In this work, Sala appropriates the tools of cinema narrative. Through a seemingly simple story, he places the viewer in a complex scenario from a social, political and historical point of view. By making documentary videos, where fictional material is mixed with fragments from real life, the artist recreates a strange temporal and spatial sensation, making viewers unsure of where they stand, and at times producing a feeling of emptiness and disorientation – a kind of ‘lost landscape’, like those in Arena, 2001, a video containing images of the dilapidated zoo in Tirana. Packs of dogs are seen wandering while we hear the sounds of wild animals. During the Communist era, this zoo had only indigenous animals, but in the early nineties, exotic African animals were brought in, so the zoo could compete with European ones. Later on, with the country’s bankruptcy and the subsequent social revolts, the zoo was left abandoned and most animals were either taken away or put down. Only the strongest survived. The zoo is used as an example of a space on the margins of society mirroring current political events.

This preoccupation with space, understood as a political reformulation, lies at the core of Dammi i Colori, 2003, a video representing the utopian vision of the Mayor of Tirana, Edi Rama, who radically transformed the city by painting the buildings’ façades. For him, colour had the power to create a feeling of community and belonging, to the point where it would be possible to turn Tirana into a city where people wanted to live, and not just the place where destiny had taken them.

Beyond their political content, these works help to contextualise the importance attached by Sala to space, whether in his recent works, which re-examine the way space relates to image and sound, or in their form of presentation: the relationship between the works and the space is key to understanding the works.

An example of this relationship between sound and space is Answer Me, 2008. It was filmed in Teufelsberg, the centre of American intelligence services in West Berlin during the Cold War, and features one of Buckminster Fuller’s geodesic domes: an abandoned space with extraordinary echo used by Sala for the staging of a rupture. The film’s narrative structure is based on the resonance (acoustic vibrations and sound frequencies) of echo, and stages a rupture between time and space: the voice of the woman saying ‘Answer me’ appears not to reach the man playing the drums, as if they were out of sync, condemned to never understand each other.

In many of Sala’s works, sound is an essential structural element that requires a huge conceptual leap: he does not make sound tracks for his films; he makes sound track films that are increasingly musical, less narrative and extremely abstract. Such is the case of Long Sorrow, 2005. For this film, Sala invited the famous saxophone player, Jemeel Moondoc, to improvise while suspended in mid-air outside the top floor of an apartment building in North-West Berlin, nicknamed by its inhabitants Lange Jammer (Long Sorrow). His music is a response to, and an extension of, the architecture of ‘long sorrow’.

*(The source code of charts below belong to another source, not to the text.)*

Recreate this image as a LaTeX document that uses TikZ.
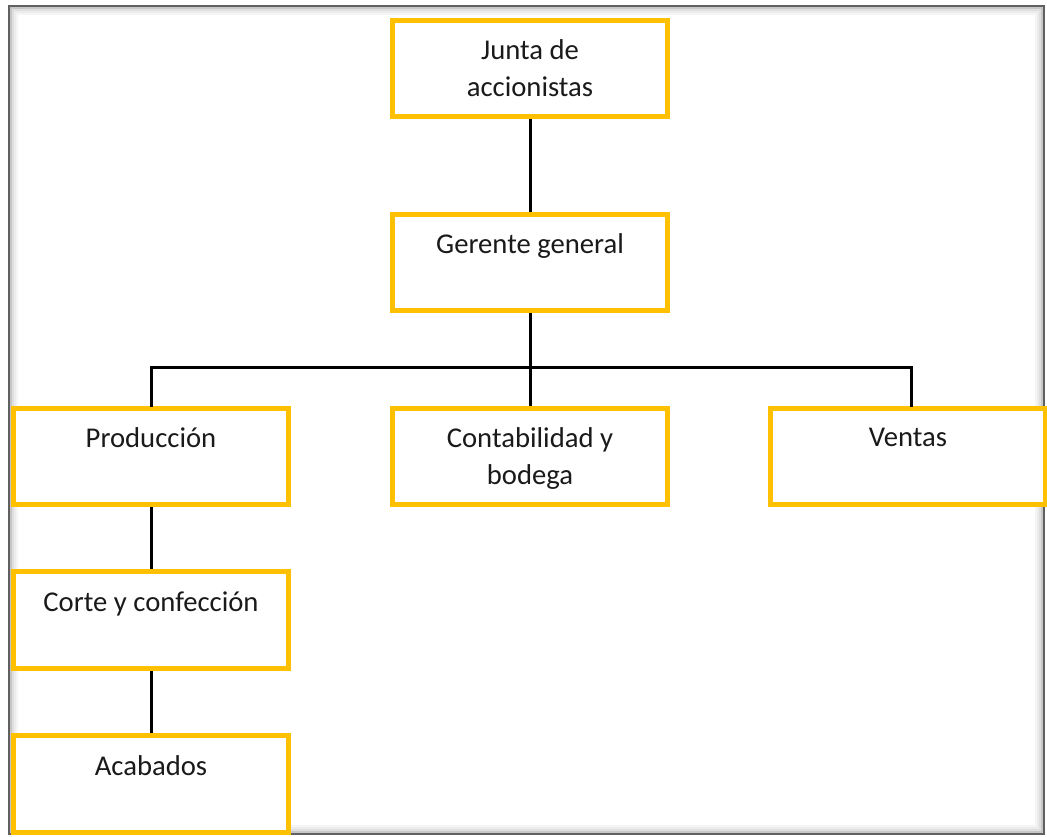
\documentclass[tikz,border=0pt]{standalone}
\usepackage{fontspec}
\setmainfont{Carlito}
\usetikzlibrary{calc}
\definecolor{boxyellow}{HTML}{FFC000}
\definecolor{txtgray}{HTML}{1A1A1A}
\tikzset{
  orgbox/.style={draw=boxyellow, line width=3.75pt, fill=white, minimum width=206pt, minimum height=72.5pt, inner sep=0pt},
  orgtxt/.style={anchor=north, inner sep=0pt, align=center, text=txtgray, font=\fontsize{21.5}{27.75}\selectfont},
  conn/.style={draw=black, line width=2.25pt},
}
\begin{document}
\begin{tikzpicture}[x=0.75pt, y=-0.75pt]
\useasboundingbox (0,0) rectangle (1047,837);
\fill[white] (0,0) rectangle (1047,837);
% frame with inner shadow
\draw[gray!8, line width=1.5pt] (17,14) rectangle (1036,826);
\draw[gray!15, line width=1.5pt] (15,12) rectangle (1038,828);
\draw[gray!25, line width=1.5pt] (13,10) rectangle (1040,830);
\draw[gray!45, line width=1.5pt] (11,8) rectangle (1042,832);
\draw[gray!75!black, line width=1.5pt] (9,6) rectangle (1044,834);
% boxes
\node[orgbox] (junta) at (530,68.5) {};
\node[orgbox] (gerente) at (530,262.5) {};
\node[orgbox] (prod) at (151,456.5) {};
\node[orgbox] (cont) at (530,456.5) {};
\node[orgbox] (ventas) at (908,456.5) {};
\node[orgbox] (corte) at (151,620) {};
\node[orgbox] (acab) at (151,784) {};
% texts
\node[orgtxt] (tjunta) at ($(junta.north)+(0,22)$) {Junta de\\accionistas};
\node[orgtxt] (tgerente) at ($(gerente.north)+(0,22)$) {Gerente general};
\node[orgtxt] (tprod) at ($(prod.north)+(0,22)$) {Producción};
\node[orgtxt] (tcont) at ($(cont.north)+(0,22)$) {Contabilidad y\\bodega};
\node[orgtxt] (tventas) at ($(ventas.north)+(0,22)$) {Ventas};
\node[orgtxt] (tcorte) at ($(corte.north)+(0,22)$) {Corte y confección};
\node[orgtxt] (tacab) at ($(acab.north)+(0,22)$) {Acabados};
% connectors
\coordinate (bus) at (530,368);
\draw[conn] (junta.south) -- (gerente.north);
\draw[conn] (gerente.south) -- (cont.north);
\draw[conn, line cap=rect] (prod.north) |- (bus) -| ($(ventas.north)+(3,0)$);
\draw[conn] (prod.south) -- (corte.north);
\draw[conn] (corte.south) -- (acab.north);
\end{tikzpicture}
\end{document}
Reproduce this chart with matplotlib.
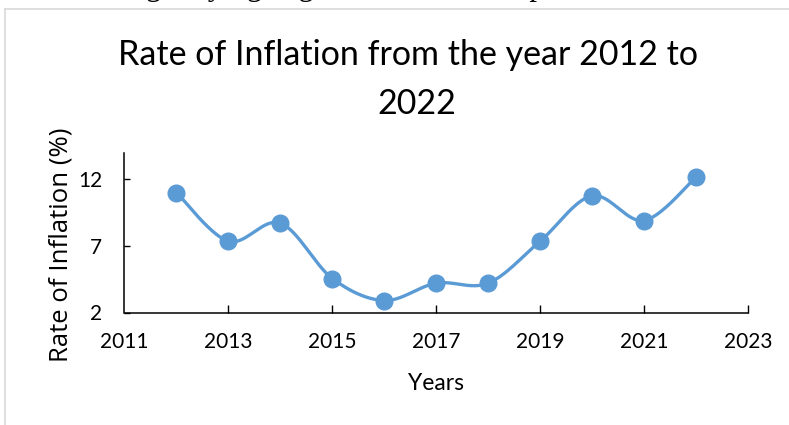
import numpy as np
import matplotlib
matplotlib.use('Agg')
import matplotlib.pyplot as plt
from matplotlib.lines import Line2D

# data
years = [2012, 2013, 2014, 2015, 2016, 2017, 2018, 2019, 2020, 2021, 2022]
inflation = [11.0, 7.35, 8.7, 4.55, 2.9, 4.2, 4.2, 7.35, 10.75, 8.9, 12.15]
xticks = [2011, 2013, 2015, 2017, 2019, 2021, 2023]
yticks = [2, 7, 12]

title_l1 = 'Rate of Inflation from the year 2012 to'
title_l2 = '2022'
above_text = 'us, indicating varying degrees of economic pressure'

blue = '#5B9BD5'
W, H = 789, 425


def smooth(x, y, n=40):
    # excel-like smoothed line: cubic bezier with catmull-rom control points
    x = np.asarray(x, float)
    y = np.asarray(y, float)
    px = np.concatenate(([x[0]], x, [x[-1]]))
    py = np.concatenate(([y[0]], y, [y[-1]]))
    t = np.linspace(0, 1, n)
    xs, ys = [], []
    for i in range(1, len(px) - 2):
        p0 = np.array([px[i], py[i]])
        p3 = np.array([px[i + 1], py[i + 1]])
        c1 = p0 + (p3 - np.array([px[i - 1], py[i - 1]])) / 6.0
        c2 = p3 - (np.array([px[i + 2], py[i + 2]]) - p0) / 6.0
        b = ((1 - t) ** 3)[:, None] * p0 + (3 * (1 - t) ** 2 * t)[:, None] * c1 \
            + (3 * (1 - t) * t ** 2)[:, None] * c2 + (t ** 3)[:, None] * p3
        xs.append(b[:, 0])
        ys.append(b[:, 1])
    return np.concatenate(xs), np.concatenate(ys)


fig = plt.figure(figsize=(W / 100, H / 100), dpi=100)

# cropped line of document text above the chart box (only descenders show)
fig.text(-3 / W, 1 + 5 / H, above_text, family='Liberation Serif', fontsize=22,
         va='baseline', ha='left', color='black')

# chart box border (only top and left visible)
fig.add_artist(Line2D([4.5 / W, 4.5 / W], [0, 1 - 8.5 / H], color='#d9d9d9', lw=1.2))
fig.add_artist(Line2D([4.5 / W, 1], [1 - 8.5 / H, 1 - 8.5 / H], color='#d9d9d9', lw=1.2))

ax = fig.add_axes([124.5 / W, 1 - 312.5 / H, (748 - 124.5) / W, (312.5 - 152.5) / H])

sx, sy = smooth(years, inflation)
ax.plot(sx, sy, color=blue, lw=2.4, solid_capstyle='round', zorder=3)
ax.plot(years, inflation, 'o', color=blue, ms=12, zorder=4)

ax.set_xlim(2011, 2023)
ax.set_ylim(2, 14)
ax.set_xticks(xticks)
ax.set_yticks(yticks)
ax.set_xticklabels([str(v) for v in xticks], family='Lato', fontsize=15)
ax.set_yticklabels([str(v) for v in yticks], family='Lato', fontsize=15)
ax.tick_params(axis='x', direction='in', length=5.5, width=1, pad=14, color='black')
ax.tick_params(axis='y', direction='in', length=4, width=1, pad=16, color='black')
ax.xaxis.get_major_ticks()[0].tick1line.set_visible(False)

for s in ['top', 'right']:
    ax.spines[s].set_visible(False)
for s in ['left', 'bottom']:
    ax.spines[s].set_linewidth(1.1)
    ax.spines[s].set_color('black')
ax.patch.set_alpha(0)

fig.text(408 / W, 1 - 65 / H, title_l1, family='Lato', fontsize=24.5, ha='center', va='baseline')
fig.text(417 / W, 1 - 114 / H, title_l2, family='Lato', fontsize=24.5, ha='center', va='baseline')

fig.text(61 / W, 1 - 245 / H, 'Rate of Inflation (%)', family='Open Sans', fontsize=18.5,
         rotation=90, ha='center', va='center')
fig.text(436 / W, 1 - 383 / H, 'Years', family='Lato', fontsize=16.5, ha='center', va='center')

fig.savefig('out.png', dpi=100)
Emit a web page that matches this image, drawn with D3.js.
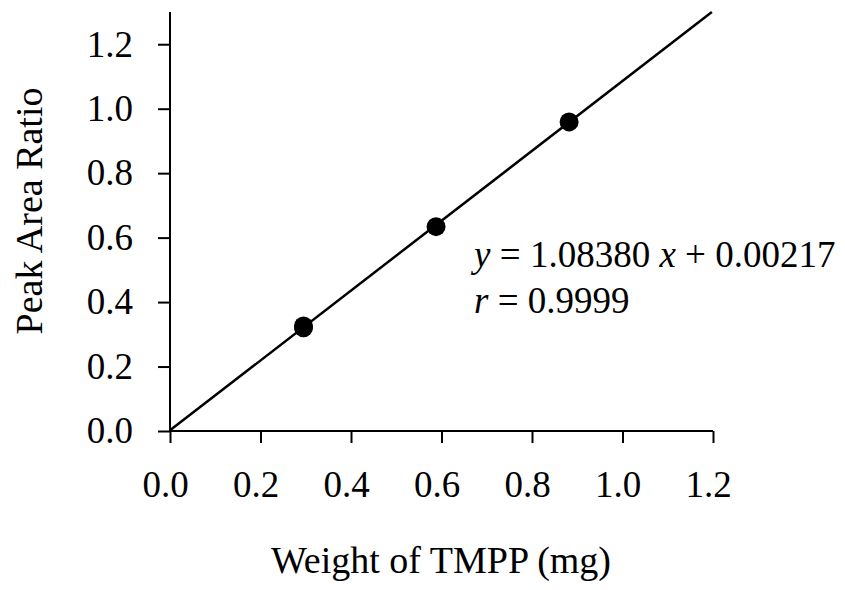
<!DOCTYPE html>
<html>
<head>
<meta charset="utf-8">
<script src="https://cdn.jsdelivr.net/npm/d3@7"></script>
<style>
  body { margin: 0; background: #fff; }
  svg { display: block; }
  text { font-family: "Liberation Serif", "Times New Roman", serif; fill: #000; }
</style>
</head>
<body>
<div class="canvas"></div>
<script>
// Data
const weights = [0.295, 0.295, 0.588, 0.882];   // mg
const ratios = [0.320, 0.326, 0.634, 0.959];
const xTicks = [0, 0.2, 0.4, 0.6, 0.8, 1.0, 1.2];
const yTicks = [0, 0.2, 0.4, 0.6, 0.8, 1.0, 1.2];
const slope = 1.08380;
const intercept = 0.00217;

const width = 845, height = 590;
const margin = { top: 12, right: 132, bottom: 159, left: 170 };
const graphWidth = width - margin.left - margin.right;
const graphHeight = height - margin.top - margin.bottom;

const svg = d3.select(".canvas")
    .append("svg")
    .attr("width", width)
    .attr("height", height);

const graph = svg.append("g")
    .attr("transform", `translate(${margin.left}, ${margin.top})`);

// Scales
const x = d3.scaleLinear().domain([0, 1.2]).range([0, graphWidth]);
const y = d3.scaleLinear().domain([0, 1.3]).range([graphHeight, 0]);

// Axes
const xAxis = d3.axisBottom(x)
    .tickValues(xTicks)
    .tickSize(12)
    .tickPadding(28)
    .tickFormat(d3.format(".1f"));
const yAxis = d3.axisLeft(y)
    .tickValues(yTicks)
    .tickSize(12)
    .tickPadding(25)
    .tickFormat(d3.format(".1f"));

const xAxisGroup = graph.append("g")
    .attr("transform", `translate(0, ${graphHeight})`)
    .call(xAxis);
const yAxisGroup = graph.append("g").call(yAxis);

[xAxisGroup, yAxisGroup].forEach(g => {
    g.select(".domain").attr("stroke", "#000").attr("stroke-width", 2).attr("d",
        g === xAxisGroup ? `M0,0H${graphWidth}` : `M0,0V${graphHeight}`);
    g.selectAll(".tick line").attr("stroke", "#000").attr("stroke-width", 2);
    g.selectAll(".tick text")
        .attr("font-size", 37)
        .attr("font-family", "Liberation Serif");
});
xAxisGroup.selectAll(".tick text").attr("dx", -5);

// Regression line
const line = d3.line().x(d => x(d)).y(d => y(slope * d + intercept));
const xEnd = Math.min(1.2, (1.3 - intercept) / slope);
graph.append("path")
    .datum([0, xEnd])
    .attr("d", line)
    .attr("fill", "none")
    .attr("stroke", "#000")
    .attr("stroke-width", 2.5);

// Points
graph.selectAll("circle")
    .data(weights)
    .enter()
    .append("circle")
    .attr("cx", d => x(d))
    .attr("cy", (d, i) => y(ratios[i]))
    .attr("r", 9.5)
    .attr("fill", "#000");

// Equation text
const eq = graph.append("g").attr("font-size", 37);
const t1 = eq.append("text").attr("x", x(0.672)).attr("y", y(0.509));
t1.append("tspan").attr("font-style", "italic").text("y");
t1.append("tspan").text(" = 1.08380 ");
t1.append("tspan").attr("font-style", "italic").text("x");
t1.append("tspan").text(" + 0.00217");
const t2 = eq.append("text").attr("x", x(0.672)).attr("y", y(0.366));
t2.append("tspan").attr("font-style", "italic").text("r");
t2.append("tspan").text(" = 0.9999");

// Axis titles
svg.append("text")
    .attr("x", 441)
    .attr("y", 573)
    .attr("text-anchor", "middle")
    .attr("font-size", 38)
    .text("Weight of TMPP (mg)");

svg.append("text")
    .attr("transform", "translate(42, 211) rotate(-90)")
    .attr("text-anchor", "middle")
    .attr("font-size", 38)
    .text("Peak Area Ratio");
</script>
</body>
</html>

The concept of space is, therefore, extremely important in Sala’s work: not only the abstract space referred to in his films, but also the exhibiting space. Museums and galleries are fundamental elements in his presentations, which are conceived as installations inseparable from the exhibiting space. In the artist’s own words: ‘There is a point where you do not use the space just to show your work, but you use your work to release the space.’